Newton's papers passed at his death to the family of his niece, whose daughter married into the family of the Earls of Portsmouth, but in the 1880s, when Cambridge acquired so much of the Portsmouth archive, papers concerning his theological and alchemical obsessions were seen as something of an embarassment. Newton's theological 'bees in the bonnet' still have limited appeal and one job lot of manuscripts and fragments relating to his beliefs and researches that had been valued at $300,000-500,000 was among the lots left unsold. However, since that 1936 sale, interest in his extensive reading and research into the literature of alchemy has increased and an eight-page fragment of manuscript dealing with the troublesome subject of transmutation was sold for $410,000 (£213,200).

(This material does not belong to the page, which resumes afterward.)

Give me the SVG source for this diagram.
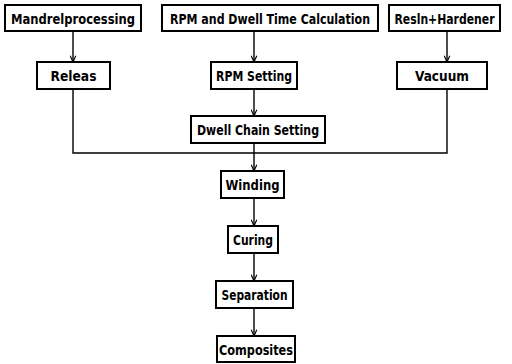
<svg xmlns="http://www.w3.org/2000/svg" width="512" height="364" viewBox="0 0 512 364">
<style>
.box{fill:#fff;stroke:#000;stroke-width:2}
.lbl{font-family:"Liberation Sans Narrow","DejaVu Sans Condensed","Liberation Sans",sans-serif;font-weight:bold;font-size:14px;fill:#000;text-anchor:middle}
.ln{fill:none;stroke:#000;stroke-width:1.4}
</style>
<defs>
<marker id="ah" viewBox="0 0 10 10" refX="10" refY="5" markerWidth="7" markerHeight="7" markerUnits="userSpaceOnUse" orient="auto">
<path d="M1,1 L10,5 L1,9" fill="none" stroke="#000" stroke-width="1.6"/>
</marker>
</defs>
<rect width="512" height="364" fill="#fff"/>
<g id="connectors">
<line class="ln" x1="73" y1="31" x2="73" y2="62" marker-end="url(#ah)"/>
<line class="ln" x1="254" y1="31" x2="254" y2="62" marker-end="url(#ah)"/>
<line class="ln" x1="447" y1="31" x2="447" y2="62" marker-end="url(#ah)"/>
<line class="ln" x1="254" y1="89" x2="254" y2="116" marker-end="url(#ah)"/>
<polyline class="ln" points="73,89 73,153 447,153 447,89"/>
<line class="ln" x1="254" y1="143" x2="254" y2="171" marker-end="url(#ah)"/>
<line class="ln" x1="254" y1="198" x2="254" y2="226" marker-end="url(#ah)"/>
<line class="ln" x1="254" y1="253" x2="254" y2="281" marker-end="url(#ah)"/>
<line class="ln" x1="254" y1="308" x2="254" y2="336" marker-end="url(#ah)"/>
</g>
<g id="mandrel"><rect class="box" x="5" y="5" width="136" height="26"/><text class="lbl" x="73" y="23.5" textLength="124" lengthAdjust="spacingAndGlyphs">Mandrelprocessing</text></g>
<g id="rpmcalc"><rect class="box" x="162" y="5" width="216" height="26"/><text class="lbl" x="270" y="23.5" textLength="200" lengthAdjust="spacingAndGlyphs">RPM and Dwell Time Calculation</text></g>
<g id="resin"><rect class="box" x="389" y="5" width="111" height="26"/><text class="lbl" x="444.5" y="23.5" textLength="100" lengthAdjust="spacingAndGlyphs">Resln+Hardener</text></g>
<g id="releas"><rect class="box" x="37" y="62" width="73" height="27"/><text class="lbl" x="73.5" y="81" textLength="46" lengthAdjust="spacingAndGlyphs">Releas</text></g>
<g id="rpmset"><rect class="box" x="211" y="62" width="86" height="27"/><text class="lbl" x="254" y="81" textLength="76" lengthAdjust="spacingAndGlyphs">RPM Setting</text></g>
<g id="vacuum"><rect class="box" x="397" y="62" width="90" height="27"/><text class="lbl" x="442" y="81" textLength="54" lengthAdjust="spacingAndGlyphs">Vacuum</text></g>
<g id="dwell"><rect class="box" x="191" y="116" width="134" height="27"/><text class="lbl" x="258" y="135" textLength="122" lengthAdjust="spacingAndGlyphs">Dwell Chain Setting</text></g>
<g id="winding"><rect class="box" x="221" y="171" width="63" height="27"/><text class="lbl" x="252.5" y="190" textLength="54" lengthAdjust="spacingAndGlyphs">Winding</text></g>
<g id="curing"><rect class="box" x="228" y="226" width="50" height="27"/><text class="lbl" x="253" y="245" textLength="40" lengthAdjust="spacingAndGlyphs">Curing</text></g>
<g id="separation"><rect class="box" x="216" y="281" width="77" height="27"/><text class="lbl" x="254.5" y="300" textLength="66" lengthAdjust="spacingAndGlyphs">Separation</text></g>
<g id="composites"><rect class="box" x="217" y="336" width="78" height="26"/><text class="lbl" x="256" y="355" textLength="74" lengthAdjust="spacingAndGlyphs">Composites</text></g>
</svg>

Incorporating one full page drawing, entitled The Book of the Seven Seals and featuring a toad that is a reference to gold, together with18 smaller figures or diagrams (see ilustrations right) the manuscript is certainly linked to and may, in part, be copied from one of the celebrated scrolls compiled by George Ripley (c.1415-95). He was an Augustian Canon of Bridlington, a renowned alchemist and the author of several English verse works on alchemy that were much circulated and read in the 17th century. The BL, the Bodleian, the Wellcome and the Fitzwilliam all hold examples of Ripley's alchemical scrolls, and another was sold to a collector at Sotheby's in December 2000 for £180,000, though at that time it was unattributed and undervalued.

These Newton papers were acquired at the 1936 sale by a Paris bookseller, Emmanuel Fabius, and remained, unseen, in his private collections until his death in 1984, but were later sold en bloc to the Sotheby's vendor.